When the Wii was released its unique control system allowed mini-games to be more fun than usual, as the highly successful Wii sports and Wii play proved. It was inevitable then, that other developers would try and get in on the act, and grab as much of the new market as possible. So here we have EA playground; and it is exactly that. A collection of mini-games supposedly designed to use the Wii remote in different ways to keep the player entertained.
For a mini-game compilation graphics don't tend to need to be spectacular, and these are pretty average. The graphical style is appealing, with vibrant colours and cartoon characters. Of course, this depends on whether you like this graphical style or not, just don't expect lifelike characters and realistic surroundings.
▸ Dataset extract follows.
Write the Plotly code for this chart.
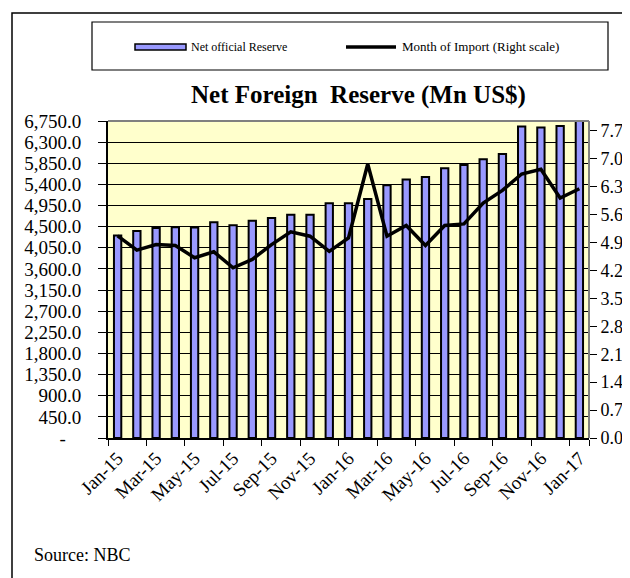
import plotly.graph_objects as go

# ---- data ----
months = ["Jan-15", "Feb-15", "Mar-15", "Apr-15", "May-15", "Jun-15", "Jul-15", "Aug-15",
          "Sep-15", "Oct-15", "Nov-15", "Dec-15", "Jan-16", "Feb-16", "Mar-16", "Apr-16",
          "May-16", "Jun-16", "Jul-16", "Aug-16", "Sep-16", "Oct-16", "Nov-16", "Dec-16",
          "Jan-17"]
net_reserve = [4310, 4410, 4470, 4485, 4480, 4595, 4530, 4625, 4685, 4755, 4755, 5000,
               5000, 5090, 5380, 5505, 5555, 5745, 5815, 5935, 6045, 6635, 6610, 6645,
               6790]
months_import = [5.07, 4.71, 4.85, 4.83, 4.52, 4.67, 4.27, 4.48, 4.85, 5.17, 5.06, 4.68,
                 5.02, 6.87, 5.06, 5.33, 4.83, 5.33, 5.37, 5.89, 6.21, 6.62, 6.74, 6.02,
                 6.25]
left_tickvals = [0, 450, 900, 1350, 1800, 2250, 2700, 3150, 3600, 4050, 4500, 4950,
                 5400, 5850, 6300, 6750]
left_ticktext = ["-"] + [f"{v:,.1f}" for v in left_tickvals[1:]]
x_ticklabels = months[::2]

W, H = 630, 578
PL, PR, PT, PB = 100, 581, 113, 430

def px(x):
    return (x - PL) / (PR - PL)

def py(y):
    return (PB - y) / (PB - PT)

SERIF = "Liberation Serif, Times New Roman, serif"
EN, THIN = "\u2002", "\u2009"
left_labels = [t + (EN * 3 if t == "-" else EN + THIN) for t in left_ticktext]

fig = go.Figure()
fig.add_trace(go.Bar(
    x=months, y=net_reserve, name="Net official Reserve",
    marker=dict(color="#9999FF", line=dict(color="black", width=2)),
    width=0.38,
))
fig.add_trace(go.Scatter(
    x=months, y=months_import, name="Month of Import (Right scale)",
    mode="lines", line=dict(color="black", width=3.5), yaxis="y2",
))

fig.update_layout(
    width=W, height=H,
    margin=dict(l=PL, r=W - PR, t=PT, b=H - PB, autoexpand=False),
    paper_bgcolor="white", plot_bgcolor="#FFFFCC",
    showlegend=False,
    font=dict(family=SERIF, color="black", size=16),
    xaxis=dict(
        type="category", categoryorder="array", categoryarray=months,
        tickmode="array", tickvals=x_ticklabels, ticktext=x_ticklabels,
        tickson="boundaries", ticks="outside", ticklen=6, tickcolor="black",
        tickangle=-45, tickfont=dict(size=19, family=SERIF),
        showline=True, linecolor="black", linewidth=1.5,
        showgrid=False, range=[-0.5, len(months) - 0.5],
    ),
    yaxis=dict(
        range=[0, 6750], tickmode="array", tickvals=left_tickvals, ticktext=left_labels,
        ticks="outside", ticklen=8, tickcolor="black",
        tickfont=dict(size=19, family=SERIF),
        showline=True, linecolor="black", linewidth=1.5,
        showgrid=True, gridcolor="black", gridwidth=1, zeroline=False,
    ),
    yaxis2=dict(
        overlaying="y", side="right", range=[0, 7.95], dtick=0.7, tick0=0,
        tickformat=".1f", ticks="outside", ticklen=7, tickcolor="black",
        tickfont=dict(size=18, family=SERIF),
        showgrid=False, zeroline=False, showline=False,
    ),
)

shapes = [
    # outer frame (cut on right & bottom)
    dict(type="rect", xref="paper", yref="paper", x0=px(4), x1=px(700), y0=py(5), y1=py(700),
         line=dict(color="black", width=1.5), fillcolor="rgba(0,0,0,0)", layer="above"),
    # plot frame top & right (gray)
    dict(type="line", xref="paper", yref="paper", x0=0, x1=1, y0=1, y1=1,
         line=dict(color="#808080", width=2), layer="above"),
    dict(type="line", xref="paper", yref="paper", x0=1, x1=1, y0=0, y1=1,
         line=dict(color="#808080", width=2), layer="above"),
    # legend box
    dict(type="rect", xref="paper", yref="paper", x0=px(84), x1=px(600), y0=py(14), y1=py(62),
         line=dict(color="black", width=1.2), fillcolor="white", layer="above"),
    # legend symbols
    dict(type="rect", xref="paper", yref="paper", x0=px(127), x1=px(178), y0=py(36), y1=py(42),
         line=dict(color="black", width=1.5), fillcolor="#9999FF", layer="above"),
    dict(type="line", xref="paper", yref="paper", x0=px(338), x1=px(388), y0=py(39), y1=py(39),
         line=dict(color="black", width=3.5), layer="above"),
]
fig.update_layout(shapes=shapes)

annotations = [
    dict(text="Net official Reserve", x=px(181), y=py(39), xref="paper", yref="paper",
         xanchor="left", yanchor="middle", showarrow=False,
         font=dict(size=12, family=SERIF, color="black")),
    dict(text="Month of Import (Right scale)", x=px(392), y=py(39), xref="paper", yref="paper",
         xanchor="left", yanchor="middle", showarrow=False,
         font=dict(size=13, family=SERIF, color="black")),
    dict(text="<b>Net Foreign  Reserve (Mn US$)</b>", x=px(350), y=py(87), xref="paper", yref="paper",
         xanchor="center", yanchor="middle", showarrow=False,
         font=dict(size=25, family=SERIF, color="black")),
    dict(text="Source: NBC", x=px(24), y=py(547), xref="paper", yref="paper",
         xanchor="left", yanchor="middle", showarrow=False,
         font=dict(size=18, family=SERIF, color="black")),
]
fig.update_layout(annotations=annotations)

fig.write_html("out.html")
Characters have rather small bodies in relation to their bigger heads, and it all adds fun to the game, which at the end of the day all games of this genre set out to do.
The mini-games are mostly a lot of fun, providing variety and are entertaining while they last. One such game is the Dodgeball game, which is made more fun when other players join in. You can flick the Wii remote to the side to dodge balls or take a gamble and try to catch a ball and resurrect an eliminated team member by pressing B. The controls need to be responsive for a game like this which can get very frantic and fun with 4 players, and thankfully they are. Despite this and another four enjoyable games, two do not work as well. These are Wall Ball and Slot Car Racers. The first is similar to squash the only difference being you use your hand instead of a racquet. The latter is cars on a Scalextric-type track, with power ups. However these two just don't seem to work properly and you won't find yourself coming back to them very often if at all.
Possibly the greatest danger with a mini-game compilation is if you will enjoy them enough to come back for them and how long they will last. Unfortunately, this is where EA playground really loses points. It won't last an experienced gamer for more than a couple of hours on their first time through. In the single player mode you have to unlock play areas and find hidden marbles while watching your percentage of the game completed figure rise rapidly. Coupled with this is the fact that this game is extremely easy to begin with, and remains the same pretty much throughout. The game may be aimed at children, but if you are older it will not hold your attention for very long at all. Still, if you fancy a multiplayer game the option is there, it supporting up to four players and can be very fun, but again will not keep you playing for hours on end.
The Wii remote is used in different ways for each mini game. For example, it is used in Dodgeball by flicking it as mentioned earlier. The D-pad can also be used to navigate your character when roaming the playground. The controls do exactly as they should, which is good as many developers try and cash in with mini-game compilations nowadays. Here however, the difference is these are actually half decent to play.
EA playground has no Wi-Fi mode. This is a shame as it would have added longetivity to the game which sorely needs it. It is a further indication that the game may have not been given as much attention as some of EA's other projects and is a bit of a lightweight.
This game was released at £40 but is no doubt cheaper today. £40 was at least twice as much as this game is worth, for the pure and simple fact it won't entertain you for long enough to justify the price tag. I would say pay no more than £24.99 for this game, and that is being kind.
It's a surprisingly decent mini-game compilation for a change, but it's not without its flaws. If you are a gamer who enjoys some challenging single player action, this is not for you. However its target audience are younger gamers who can play it with their mates, and what it sets out to do, it does fairly well.